Es hieß, sich zunächst auf ein Werk einzulassen, das heutzutage so gar nicht durch die Konzertsäle rauschen will, zumal es ohnehin eine schwierige Rezeptionsgeschichte hat: 1937 wurde das späte Violinkonzert erst uraufgeführt. Im Gegensatz etwa zum Klavierkonzert haben Florestan und Eusebius ihren leidenschaftlichen Überschwang weitgehend eingestellt, gedankliche Schwere überwiegt und der Solopart ist gespickt von kompositorischen Finessen, bei denen aber kaum die Ergötzung eines Publikums im Vordergrund gestanden haben dürfte.
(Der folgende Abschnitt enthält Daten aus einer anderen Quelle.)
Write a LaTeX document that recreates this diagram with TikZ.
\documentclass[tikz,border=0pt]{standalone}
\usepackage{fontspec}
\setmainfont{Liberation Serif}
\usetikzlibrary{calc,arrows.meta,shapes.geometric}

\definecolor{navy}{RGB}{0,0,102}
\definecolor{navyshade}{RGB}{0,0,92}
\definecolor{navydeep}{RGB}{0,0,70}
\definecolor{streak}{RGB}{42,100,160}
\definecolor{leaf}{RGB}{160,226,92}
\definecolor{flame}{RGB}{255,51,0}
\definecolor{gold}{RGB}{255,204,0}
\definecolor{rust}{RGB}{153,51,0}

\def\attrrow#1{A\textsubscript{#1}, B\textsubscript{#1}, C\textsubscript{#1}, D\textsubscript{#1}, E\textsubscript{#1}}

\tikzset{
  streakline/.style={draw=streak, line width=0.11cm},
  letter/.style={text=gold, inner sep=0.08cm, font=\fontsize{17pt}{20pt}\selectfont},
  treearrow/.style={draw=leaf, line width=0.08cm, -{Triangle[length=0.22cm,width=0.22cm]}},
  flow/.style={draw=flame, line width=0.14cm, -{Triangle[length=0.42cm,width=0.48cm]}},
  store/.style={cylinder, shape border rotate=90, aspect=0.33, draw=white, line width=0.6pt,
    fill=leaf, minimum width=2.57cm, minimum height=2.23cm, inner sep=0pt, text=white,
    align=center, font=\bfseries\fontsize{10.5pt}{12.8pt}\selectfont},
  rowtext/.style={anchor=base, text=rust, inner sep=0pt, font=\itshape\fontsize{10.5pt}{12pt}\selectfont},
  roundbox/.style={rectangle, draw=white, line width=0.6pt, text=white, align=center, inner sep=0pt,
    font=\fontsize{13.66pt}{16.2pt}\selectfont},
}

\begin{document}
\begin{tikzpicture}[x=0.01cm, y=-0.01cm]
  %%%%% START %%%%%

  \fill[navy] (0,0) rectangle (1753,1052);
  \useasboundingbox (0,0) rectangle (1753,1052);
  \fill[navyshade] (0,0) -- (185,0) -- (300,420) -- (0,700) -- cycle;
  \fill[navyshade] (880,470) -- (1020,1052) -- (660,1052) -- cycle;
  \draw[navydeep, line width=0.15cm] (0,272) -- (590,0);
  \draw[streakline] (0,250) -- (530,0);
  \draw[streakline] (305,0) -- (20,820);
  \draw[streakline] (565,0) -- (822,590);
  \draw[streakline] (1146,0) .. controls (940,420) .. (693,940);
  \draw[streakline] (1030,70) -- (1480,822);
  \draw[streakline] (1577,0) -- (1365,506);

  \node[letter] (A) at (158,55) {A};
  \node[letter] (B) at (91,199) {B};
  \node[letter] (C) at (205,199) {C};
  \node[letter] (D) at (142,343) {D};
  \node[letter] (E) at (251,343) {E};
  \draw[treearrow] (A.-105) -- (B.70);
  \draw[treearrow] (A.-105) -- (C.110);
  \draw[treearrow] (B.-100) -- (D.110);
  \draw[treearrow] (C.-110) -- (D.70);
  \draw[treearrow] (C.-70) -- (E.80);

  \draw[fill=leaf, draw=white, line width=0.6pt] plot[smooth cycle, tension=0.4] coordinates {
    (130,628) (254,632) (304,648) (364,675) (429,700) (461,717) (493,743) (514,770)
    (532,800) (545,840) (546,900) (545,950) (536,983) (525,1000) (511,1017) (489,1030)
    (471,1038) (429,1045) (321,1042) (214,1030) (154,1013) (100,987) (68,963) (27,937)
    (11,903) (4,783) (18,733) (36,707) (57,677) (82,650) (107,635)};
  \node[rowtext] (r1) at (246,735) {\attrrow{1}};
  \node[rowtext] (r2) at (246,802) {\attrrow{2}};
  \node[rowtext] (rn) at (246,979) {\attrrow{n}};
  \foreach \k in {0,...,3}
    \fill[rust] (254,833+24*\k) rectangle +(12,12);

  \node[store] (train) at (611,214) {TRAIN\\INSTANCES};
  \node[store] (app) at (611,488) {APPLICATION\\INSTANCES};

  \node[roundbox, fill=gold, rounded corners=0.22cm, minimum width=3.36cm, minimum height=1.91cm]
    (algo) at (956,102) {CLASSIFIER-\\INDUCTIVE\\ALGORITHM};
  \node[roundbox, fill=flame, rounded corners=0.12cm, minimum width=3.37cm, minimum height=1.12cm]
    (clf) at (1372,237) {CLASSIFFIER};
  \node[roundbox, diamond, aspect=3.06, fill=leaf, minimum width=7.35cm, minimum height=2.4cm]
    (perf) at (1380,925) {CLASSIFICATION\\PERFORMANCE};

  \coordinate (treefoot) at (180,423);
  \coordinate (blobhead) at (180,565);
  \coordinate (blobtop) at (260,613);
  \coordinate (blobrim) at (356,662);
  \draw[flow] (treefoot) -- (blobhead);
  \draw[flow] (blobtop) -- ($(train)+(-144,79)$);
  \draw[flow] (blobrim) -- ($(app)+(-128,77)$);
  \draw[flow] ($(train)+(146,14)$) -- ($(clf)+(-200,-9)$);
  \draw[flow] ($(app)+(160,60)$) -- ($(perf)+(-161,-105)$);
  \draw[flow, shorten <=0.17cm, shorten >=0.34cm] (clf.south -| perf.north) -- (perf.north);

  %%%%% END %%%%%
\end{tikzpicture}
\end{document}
Thomas Zehetmaier war der gefeierte Solist einer Interpretation, die reif, souverän und eigentümlich zugleich war. Zehetmaier befreite das Werk nicht nur von der melancholischen Schwere, sondern gab ihm durch seinen beherzten Zugriff eine virtuose Leichtigkeit zurück. Intensive Klanggestaltung gesellte sich hinzu, so dass man am Ende den Eindruck einer höchst respektvollen Annäherung an das Werk erhielt. Unter der Leitung von Marc Albrecht, der oft und gerne in Dresden dirigiert, konnten die Philharmoniker nicht immer an die solistische Leistung anknüpfen, zu abdedeckt war der Klang des in der Mitte der Bühne eng platzierten Orchesters. Überraschung dann bei der Zugabe: Zehetmair entschied sich für einen Ausschnitt aus der Solosonate von Bernd Alois Zimmermann und legte trotz der Kürze des Stückes höchst spannende emotionale Schichten des Werkes frei.
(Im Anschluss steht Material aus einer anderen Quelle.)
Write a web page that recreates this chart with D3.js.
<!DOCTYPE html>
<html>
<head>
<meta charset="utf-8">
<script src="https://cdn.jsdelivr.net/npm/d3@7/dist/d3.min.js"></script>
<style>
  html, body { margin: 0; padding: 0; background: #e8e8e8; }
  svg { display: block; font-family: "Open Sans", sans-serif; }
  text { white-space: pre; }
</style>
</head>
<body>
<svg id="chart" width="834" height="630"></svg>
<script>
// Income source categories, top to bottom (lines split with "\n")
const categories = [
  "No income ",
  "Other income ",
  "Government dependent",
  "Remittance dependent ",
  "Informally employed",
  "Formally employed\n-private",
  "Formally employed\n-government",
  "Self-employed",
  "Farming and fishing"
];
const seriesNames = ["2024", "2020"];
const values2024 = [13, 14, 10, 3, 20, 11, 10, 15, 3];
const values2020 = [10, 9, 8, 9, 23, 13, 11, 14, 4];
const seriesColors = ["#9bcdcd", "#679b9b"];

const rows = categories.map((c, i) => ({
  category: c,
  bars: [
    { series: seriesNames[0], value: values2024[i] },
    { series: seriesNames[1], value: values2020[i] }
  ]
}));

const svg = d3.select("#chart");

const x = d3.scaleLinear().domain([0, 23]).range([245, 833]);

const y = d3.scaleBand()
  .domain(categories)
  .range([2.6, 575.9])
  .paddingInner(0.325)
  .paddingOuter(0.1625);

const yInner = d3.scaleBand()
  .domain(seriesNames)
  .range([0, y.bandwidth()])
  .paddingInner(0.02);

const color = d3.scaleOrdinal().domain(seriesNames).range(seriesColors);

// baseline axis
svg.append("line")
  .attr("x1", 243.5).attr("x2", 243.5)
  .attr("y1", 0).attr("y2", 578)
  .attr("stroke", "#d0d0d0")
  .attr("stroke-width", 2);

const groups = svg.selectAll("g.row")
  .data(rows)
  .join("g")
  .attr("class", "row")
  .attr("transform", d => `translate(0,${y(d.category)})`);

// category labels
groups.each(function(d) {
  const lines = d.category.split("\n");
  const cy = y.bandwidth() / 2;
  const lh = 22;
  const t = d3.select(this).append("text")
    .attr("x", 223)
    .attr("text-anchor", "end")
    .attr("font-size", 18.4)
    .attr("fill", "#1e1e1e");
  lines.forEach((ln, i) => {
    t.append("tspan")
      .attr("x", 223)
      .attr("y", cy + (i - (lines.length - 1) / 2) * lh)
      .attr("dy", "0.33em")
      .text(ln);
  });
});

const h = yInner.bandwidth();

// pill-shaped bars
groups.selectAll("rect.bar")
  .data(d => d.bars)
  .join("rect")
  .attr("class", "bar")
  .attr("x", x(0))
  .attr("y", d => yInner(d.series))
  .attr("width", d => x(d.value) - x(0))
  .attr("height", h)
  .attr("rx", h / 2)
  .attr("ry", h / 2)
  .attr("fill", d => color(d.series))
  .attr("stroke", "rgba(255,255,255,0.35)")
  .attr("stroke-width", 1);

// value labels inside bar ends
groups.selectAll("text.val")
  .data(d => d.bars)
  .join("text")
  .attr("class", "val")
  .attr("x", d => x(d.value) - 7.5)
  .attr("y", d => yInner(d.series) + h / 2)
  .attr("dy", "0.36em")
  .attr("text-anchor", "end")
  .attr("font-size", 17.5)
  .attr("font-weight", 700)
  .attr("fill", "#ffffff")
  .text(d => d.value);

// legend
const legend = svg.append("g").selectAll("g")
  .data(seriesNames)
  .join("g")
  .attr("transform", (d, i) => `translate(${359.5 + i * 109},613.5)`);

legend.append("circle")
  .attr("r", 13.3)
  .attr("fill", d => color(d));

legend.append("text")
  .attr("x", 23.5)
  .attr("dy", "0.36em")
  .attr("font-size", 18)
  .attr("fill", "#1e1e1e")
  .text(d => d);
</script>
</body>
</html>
Nach der Pause wartete ein sinfonisches Großereignis auf Publikum und Musiker: die 7. Sinfonie E-Dur von Anton Bruckner ist nicht so gefällig wie etwa die 4. Sinfonie, sie erreicht auch nicht die gewaltigen Ausmaße der folgenden 8. Sinfonie. Marc Albrecht arbeitete viele Charakteristika der Siebten überzeugend heraus, hätte aber durchaus noch mehr auf Kontraste und rhythmische Energie setzen können. Fast alle Sätze hatten einen flüssigen, flexiblen Ansatz, was der Farbigkeit des Adagios sehr zupass kam, dem Finale aber einen eher dramatischen Stempel aufdrückte.
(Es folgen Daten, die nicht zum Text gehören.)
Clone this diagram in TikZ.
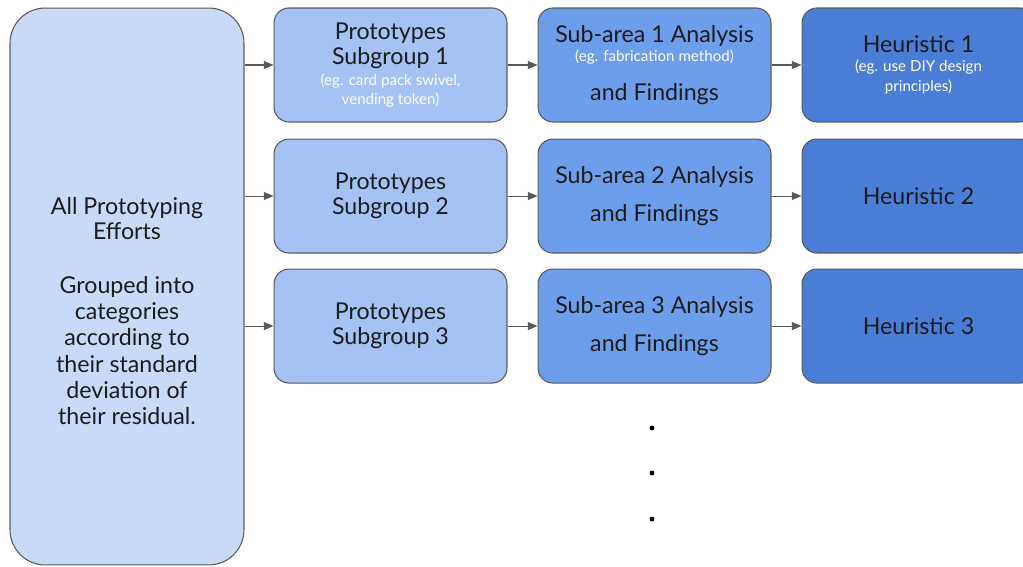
\documentclass[tikz,border=0pt]{standalone}
\usepackage{fontspec}
\setmainfont{Lato}
\usetikzlibrary{arrows.meta,positioning}
\definecolor{allfill}{RGB}{201,218,248}
\definecolor{groupfill}{RGB}{164,194,244}
\definecolor{areafill}{RGB}{109,158,235}
\definecolor{heurfill}{RGB}{74,125,214}
\definecolor{edge}{RGB}{89,89,89}
\definecolor{ink}{RGB}{28,28,28}
\newcommand{\eg}[1]{{\color{white}\fontsize{8.6}{10}\selectfont #1}}

\begin{document}
\begin{tikzpicture}[x=0.02cm, y=-0.02cm,
  box/.style={rectangle, draw=edge, line width=0.6pt, rounded corners=8.5pt,
              minimum width=4.66cm, minimum height=2.28cm, inner sep=0pt,
              fill=#1, align=center, text=ink,
              font=\fontsize{13.2}{15}\selectfont},
  link/.style={draw=edge, line width=0.6pt,
               -{Triangle[length=5.5pt,width=4.5pt]}}
]
  \useasboundingbox (0,0) rectangle (1023,567);

  % Left box — all efforts
  \node[box=allfill, minimum width=4.68cm, minimum height=11.14cm,
        rounded corners=20pt] (all) at (127,286.5) {};
  \node[align=center, text=ink, font=\fontsize{13.2}{15}\selectfont]
    (alltext) at (127,311) {All Prototyping\\[-0.8pt] Efforts\\[15.7pt]
    Grouped into\\ categories\\ according to\\ their standard\\
    deviation of\\ their residual.};

  % Prototype subgroups
  \node[box=groupfill] (g1) at (390.5,65) {Prototypes\\[-0.8pt] Subgroup 1\\[-3.2pt]
    \eg{(eg. card pack swivel,}\\[-4.2pt] \eg{vending token)}};
  \node[box=groupfill, below=0.32cm of g1] (g2) {Prototypes\\[-0.8pt] Subgroup 2};
  \node[box=groupfill, below=0.3cm of g2] (g3) {Prototypes\\[-0.8pt] Subgroup 3};

  % Sub-area analysis
  \node[box=areafill, right=0.6cm of g1] (a1) {Sub-area 1 Analysis\\[-3.8pt]
    \eg{(eg. fabrication method)}\\[7pt] and Findings};
  \node[box=areafill, right=0.6cm of g2] (a2) {Sub-area 2 Analysis\\[7pt] and Findings};
  \node[box=areafill, right=0.6cm of g3] (a3) {Sub-area 3 Analysis\\[7pt] and Findings};

  % Heuristics
  \node[box=heurfill, right=0.6cm of a1] (h1) {Heuristic 1\\[-4.2pt]
    \eg{(eg. use DIY design}\\[-3.6pt] \eg{principles)}};
  \node[box=heurfill, right=0.6cm of a2] (h2) {Heuristic 2};
  \node[box=heurfill, right=0.6cm of a3] (h3) {Heuristic 3};

  % Connectors
  \foreach \i in {1,2,3} {
    \draw[link] (all.east |- g\i.west) -- (g\i.west);
    \draw[link] (g\i) -- (a\i);
    \draw[link] (a\i) -- (h\i);
  }

  % More rows
  \foreach \y in {428,473,519}
    \fill (652,\y) circle (1.4pt);
\end{tikzpicture}
\end{document}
Nicht ganz auf dem Bruckner-Gipfel angelangt waren die Philharmoniker. Immer wieder gab es wunderbar ausmusizierte Themengestaltung etwa in tiefen Streichern, auch mancher Holzbläsersatz im Adagio klang warm und empfunden. Doch unter Albrechts kontinuierlich arbeitenden, zeigenden und zeichnenden Armen wurde das Orchester oft zu laut und im 3. und 4. Satz auch zu unpräzise. Die Blech-Apotheosen des Finales überschritten die Grenzen, in denen noch genug Obertöne für einen runden Gesamtklang entstehen können. Insgesamt aber war es eine ordentliche, mit vielen schönen Details versehene Interpretation. Nach einem Konzert in der Frauenkirche (10. Juli) mit Wayne Marshall und dem musikalischen Picknick auf Schloss Albrechtsberg (11. Juli) werden die Philharmoniker dann in ihren wohlverdienten Urlaub gehen.